Today marks International Women's Day; in 1908 more than 15,000 women marched through New York City demanding shorter hours, better pay and voting rights (IWD didn't officially begin until 1911). 100 years after the march, women are not only voting, but they're running for president.
Hillary Clinton isn't the first woman to run, Victoria Woodhull (also the first female Wall Street broker) ran for the position in 1872. The Brooklyn Museum has now put the spotlight on her, and all women, with their Votes for Women exhibit (running through November).

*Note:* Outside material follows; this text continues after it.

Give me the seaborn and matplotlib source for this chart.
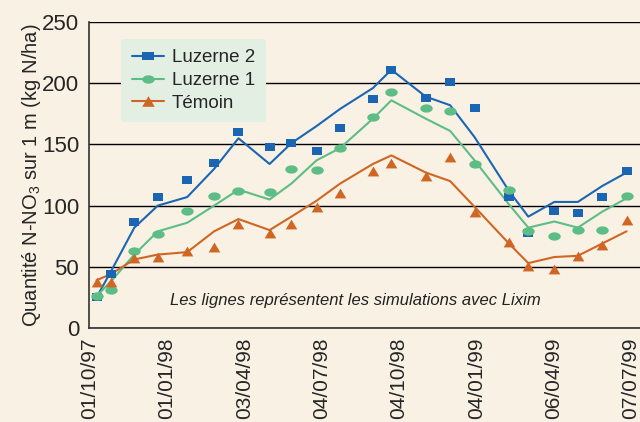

The exhibit is housed in their fairly new Elizabeth A. Sackler Center for Feminist Art and "examines the methods and tactics used throughout the generations of the suffrage movement with more than sixty objects and images from the days of Susan B. Anthony’s leadership of the movement, to the increased activism after her death in 1906, to the ratification of the Nineteenth Amendment in 1920." Suffragette newsletters, a copy of The Women's Bible, recorded excerpts from speeches delivered during the suffrage movement, engravings, photographs, campaign buttons and more will all be on display.
As for Woodhull, Time Out NY talked to the exhibit's curator, who said, “Despite being such an important figure, Woodhull was pretty much written out of history, even from within the movement. Her presentation was seen as just too radical.”